# start of RECORDED INFORMATION
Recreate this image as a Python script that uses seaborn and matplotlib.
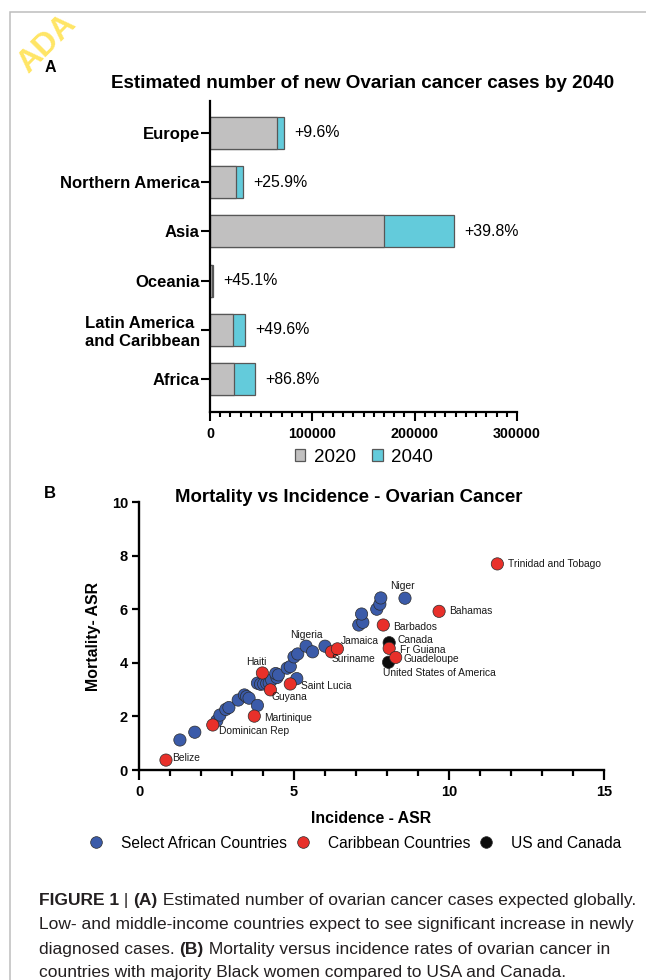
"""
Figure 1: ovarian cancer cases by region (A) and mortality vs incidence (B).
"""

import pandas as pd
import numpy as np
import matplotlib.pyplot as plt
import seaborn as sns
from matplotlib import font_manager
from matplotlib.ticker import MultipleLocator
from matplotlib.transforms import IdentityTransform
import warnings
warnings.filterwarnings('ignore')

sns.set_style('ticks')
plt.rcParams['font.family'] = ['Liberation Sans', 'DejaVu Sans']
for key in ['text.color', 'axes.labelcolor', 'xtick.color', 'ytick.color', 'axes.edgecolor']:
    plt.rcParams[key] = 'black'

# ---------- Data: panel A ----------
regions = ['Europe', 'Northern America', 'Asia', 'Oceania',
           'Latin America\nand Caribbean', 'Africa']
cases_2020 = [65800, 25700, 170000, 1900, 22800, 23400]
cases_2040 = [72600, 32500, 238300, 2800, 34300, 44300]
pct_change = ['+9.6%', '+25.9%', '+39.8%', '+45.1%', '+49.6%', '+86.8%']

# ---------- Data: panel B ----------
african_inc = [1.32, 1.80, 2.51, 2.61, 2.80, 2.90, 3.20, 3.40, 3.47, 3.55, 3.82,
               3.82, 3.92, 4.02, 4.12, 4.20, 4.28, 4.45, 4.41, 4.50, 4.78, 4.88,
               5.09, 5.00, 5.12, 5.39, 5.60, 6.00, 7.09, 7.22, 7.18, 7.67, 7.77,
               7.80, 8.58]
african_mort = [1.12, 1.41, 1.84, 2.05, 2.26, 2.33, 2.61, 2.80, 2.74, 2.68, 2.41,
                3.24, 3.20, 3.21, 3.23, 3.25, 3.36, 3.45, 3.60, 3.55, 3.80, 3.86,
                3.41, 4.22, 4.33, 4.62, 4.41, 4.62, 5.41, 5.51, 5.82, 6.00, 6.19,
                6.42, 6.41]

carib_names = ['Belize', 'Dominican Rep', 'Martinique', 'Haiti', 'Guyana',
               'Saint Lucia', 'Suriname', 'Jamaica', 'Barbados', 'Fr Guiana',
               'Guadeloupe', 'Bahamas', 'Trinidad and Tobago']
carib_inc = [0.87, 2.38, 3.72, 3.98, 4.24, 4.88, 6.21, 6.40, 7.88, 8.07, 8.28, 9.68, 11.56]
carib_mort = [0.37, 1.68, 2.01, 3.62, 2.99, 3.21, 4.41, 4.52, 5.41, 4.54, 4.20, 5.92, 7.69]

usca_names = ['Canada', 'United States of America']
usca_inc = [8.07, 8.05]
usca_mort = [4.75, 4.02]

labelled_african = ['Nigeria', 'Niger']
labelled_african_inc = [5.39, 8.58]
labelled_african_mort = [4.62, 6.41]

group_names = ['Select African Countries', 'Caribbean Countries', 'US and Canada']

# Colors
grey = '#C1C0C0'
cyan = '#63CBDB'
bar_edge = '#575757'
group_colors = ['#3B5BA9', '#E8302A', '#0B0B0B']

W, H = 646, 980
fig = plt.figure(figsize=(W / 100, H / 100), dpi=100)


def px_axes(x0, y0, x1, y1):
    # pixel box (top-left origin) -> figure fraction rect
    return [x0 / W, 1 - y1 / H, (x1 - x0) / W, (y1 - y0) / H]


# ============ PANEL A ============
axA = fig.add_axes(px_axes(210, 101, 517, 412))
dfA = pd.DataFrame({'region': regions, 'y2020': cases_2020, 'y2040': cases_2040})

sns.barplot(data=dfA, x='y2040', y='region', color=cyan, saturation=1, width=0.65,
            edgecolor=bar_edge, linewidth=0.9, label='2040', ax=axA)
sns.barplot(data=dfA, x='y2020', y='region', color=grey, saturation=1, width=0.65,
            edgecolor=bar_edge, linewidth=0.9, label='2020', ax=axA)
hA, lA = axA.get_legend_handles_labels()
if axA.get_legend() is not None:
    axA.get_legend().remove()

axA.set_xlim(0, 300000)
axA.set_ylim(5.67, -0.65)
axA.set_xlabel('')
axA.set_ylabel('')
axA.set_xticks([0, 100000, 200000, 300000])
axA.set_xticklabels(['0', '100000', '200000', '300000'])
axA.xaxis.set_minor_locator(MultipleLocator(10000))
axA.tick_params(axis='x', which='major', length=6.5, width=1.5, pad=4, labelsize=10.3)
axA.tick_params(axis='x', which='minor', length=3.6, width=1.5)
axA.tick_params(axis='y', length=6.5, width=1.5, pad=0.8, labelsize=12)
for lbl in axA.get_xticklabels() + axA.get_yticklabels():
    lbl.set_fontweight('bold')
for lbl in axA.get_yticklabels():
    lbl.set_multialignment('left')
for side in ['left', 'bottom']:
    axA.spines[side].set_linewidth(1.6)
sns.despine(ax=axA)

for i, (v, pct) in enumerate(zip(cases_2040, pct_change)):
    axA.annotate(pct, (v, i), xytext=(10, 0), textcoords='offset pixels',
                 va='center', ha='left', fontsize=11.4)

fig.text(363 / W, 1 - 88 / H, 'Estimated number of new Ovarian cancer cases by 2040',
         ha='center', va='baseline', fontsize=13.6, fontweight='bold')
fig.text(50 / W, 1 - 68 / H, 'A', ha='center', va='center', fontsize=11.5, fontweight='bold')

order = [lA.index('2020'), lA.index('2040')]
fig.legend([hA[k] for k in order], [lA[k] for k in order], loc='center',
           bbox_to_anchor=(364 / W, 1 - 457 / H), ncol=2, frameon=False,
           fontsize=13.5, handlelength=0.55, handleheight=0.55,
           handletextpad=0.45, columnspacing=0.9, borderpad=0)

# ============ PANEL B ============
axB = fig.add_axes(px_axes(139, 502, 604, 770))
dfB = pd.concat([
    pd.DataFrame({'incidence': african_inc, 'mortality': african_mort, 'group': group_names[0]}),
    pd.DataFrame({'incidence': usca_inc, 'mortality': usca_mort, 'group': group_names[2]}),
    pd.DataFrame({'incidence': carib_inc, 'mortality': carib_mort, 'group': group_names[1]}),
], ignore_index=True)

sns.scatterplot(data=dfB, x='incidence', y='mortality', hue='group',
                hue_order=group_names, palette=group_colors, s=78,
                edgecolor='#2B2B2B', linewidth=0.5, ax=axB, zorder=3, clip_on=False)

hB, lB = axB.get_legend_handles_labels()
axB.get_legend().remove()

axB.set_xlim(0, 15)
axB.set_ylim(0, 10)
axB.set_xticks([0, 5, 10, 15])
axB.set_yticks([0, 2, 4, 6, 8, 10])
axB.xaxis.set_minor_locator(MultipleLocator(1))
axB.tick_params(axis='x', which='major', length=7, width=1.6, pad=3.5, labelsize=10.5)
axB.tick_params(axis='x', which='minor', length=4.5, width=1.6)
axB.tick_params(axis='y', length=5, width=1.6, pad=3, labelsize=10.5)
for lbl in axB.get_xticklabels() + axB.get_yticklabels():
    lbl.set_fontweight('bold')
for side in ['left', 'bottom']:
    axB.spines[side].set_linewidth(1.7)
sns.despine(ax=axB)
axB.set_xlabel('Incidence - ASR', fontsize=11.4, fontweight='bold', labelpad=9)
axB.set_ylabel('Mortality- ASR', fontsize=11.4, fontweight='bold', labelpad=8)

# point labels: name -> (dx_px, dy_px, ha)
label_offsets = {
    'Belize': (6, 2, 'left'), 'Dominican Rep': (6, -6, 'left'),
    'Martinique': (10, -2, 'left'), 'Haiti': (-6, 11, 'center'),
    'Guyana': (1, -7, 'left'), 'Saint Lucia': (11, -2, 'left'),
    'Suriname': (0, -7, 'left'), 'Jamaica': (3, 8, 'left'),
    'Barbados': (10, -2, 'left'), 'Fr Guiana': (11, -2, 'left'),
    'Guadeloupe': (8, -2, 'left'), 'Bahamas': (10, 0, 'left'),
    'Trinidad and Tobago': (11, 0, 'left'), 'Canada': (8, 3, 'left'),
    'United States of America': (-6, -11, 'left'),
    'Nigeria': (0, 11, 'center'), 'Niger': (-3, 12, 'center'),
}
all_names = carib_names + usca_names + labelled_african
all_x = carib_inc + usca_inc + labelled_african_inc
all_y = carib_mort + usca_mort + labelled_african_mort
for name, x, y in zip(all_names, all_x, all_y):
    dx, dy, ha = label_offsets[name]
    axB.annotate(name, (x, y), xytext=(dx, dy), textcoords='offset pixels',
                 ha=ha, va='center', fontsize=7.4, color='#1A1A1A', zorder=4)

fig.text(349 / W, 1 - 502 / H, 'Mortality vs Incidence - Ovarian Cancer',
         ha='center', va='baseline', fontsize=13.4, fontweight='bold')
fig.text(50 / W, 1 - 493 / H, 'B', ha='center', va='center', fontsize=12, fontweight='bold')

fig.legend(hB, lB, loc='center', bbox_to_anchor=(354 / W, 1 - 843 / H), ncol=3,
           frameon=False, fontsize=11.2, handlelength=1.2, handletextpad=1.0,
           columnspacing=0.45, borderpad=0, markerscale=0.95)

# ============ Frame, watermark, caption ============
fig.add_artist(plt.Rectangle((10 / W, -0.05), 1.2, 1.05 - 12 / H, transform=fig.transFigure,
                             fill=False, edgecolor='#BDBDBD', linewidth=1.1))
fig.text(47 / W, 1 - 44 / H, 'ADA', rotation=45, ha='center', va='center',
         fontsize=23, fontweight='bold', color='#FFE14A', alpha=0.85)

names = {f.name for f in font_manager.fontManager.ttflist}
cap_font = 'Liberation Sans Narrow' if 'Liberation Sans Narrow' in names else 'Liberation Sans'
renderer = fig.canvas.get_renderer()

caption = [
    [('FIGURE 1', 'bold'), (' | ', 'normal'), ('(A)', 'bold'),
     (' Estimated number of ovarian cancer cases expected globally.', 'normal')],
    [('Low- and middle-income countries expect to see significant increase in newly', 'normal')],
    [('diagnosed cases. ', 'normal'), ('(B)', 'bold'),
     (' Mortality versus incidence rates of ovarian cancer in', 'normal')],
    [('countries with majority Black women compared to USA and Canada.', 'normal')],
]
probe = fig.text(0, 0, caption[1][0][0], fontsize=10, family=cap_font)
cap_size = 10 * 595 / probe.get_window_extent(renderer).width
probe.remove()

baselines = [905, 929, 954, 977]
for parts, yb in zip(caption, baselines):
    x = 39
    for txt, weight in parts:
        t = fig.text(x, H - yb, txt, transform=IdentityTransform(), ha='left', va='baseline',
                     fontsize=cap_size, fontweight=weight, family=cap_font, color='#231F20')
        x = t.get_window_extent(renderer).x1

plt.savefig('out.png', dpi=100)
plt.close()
# end of RECORDED INFORMATION
> _GIVEN TASK_: Write out exactly the opening lines of the data, stopping after the line that holds "6.42, 6.41]". Exclude pictures.

> _OUTPUT OF THE EXERCISE_:
Recreate this image as a Python script that uses seaborn and matplotlib.
"""
Figure 1: ovarian cancer cases by region (A) and mortality vs incidence (B).
"""

import pandas as pd
import numpy as np
import matplotlib.pyplot as plt
import seaborn as sns
from matplotlib import font_manager
from matplotlib.ticker import MultipleLocator
from matplotlib.transforms import IdentityTransform
import warnings
warnings.filterwarnings('ignore')

sns.set_style('ticks')
plt.rcParams['font.family'] = ['Liberation Sans', 'DejaVu Sans']
for key in ['text.color', 'axes.labelcolor', 'xtick.color', 'ytick.color', 'axes.edgecolor']:
    plt.rcParams[key] = 'black'

# ---------- Data: panel A ----------
regions = ['Europe', 'Northern America', 'Asia', 'Oceania',
           'Latin America\nand Caribbean', 'Africa']
cases_2020 = [65800, 25700, 170000, 1900, 22800, 23400]
cases_2040 = [72600, 32500, 238300, 2800, 34300, 44300]
pct_change = ['+9.6%', '+25.9%', '+39.8%', '+45.1%', '+49.6%', '+86.8%']

# ---------- Data: panel B ----------
african_inc = [1.32, 1.80, 2.51, 2.61, 2.80, 2.90, 3.20, 3.40, 3.47, 3.55, 3.82,
               3.82, 3.92, 4.02, 4.12, 4.20, 4.28, 4.45, 4.41, 4.50, 4.78, 4.88,
               5.09, 5.00, 5.12, 5.39, 5.60, 6.00, 7.09, 7.22, 7.18, 7.67, 7.77,
               7.80, 8.58]
african_mort = [1.12, 1.41, 1.84, 2.05, 2.26, 2.33, 2.61, 2.80, 2.74, 2.68, 2.41,
                3.24, 3.20, 3.21, 3.23, 3.25, 3.36, 3.45, 3.60, 3.55, 3.80, 3.86,
                3.41, 4.22, 4.33, 4.62, 4.41, 4.62, 5.41, 5.51, 5.82, 6.00, 6.19,
                6.42, 6.41]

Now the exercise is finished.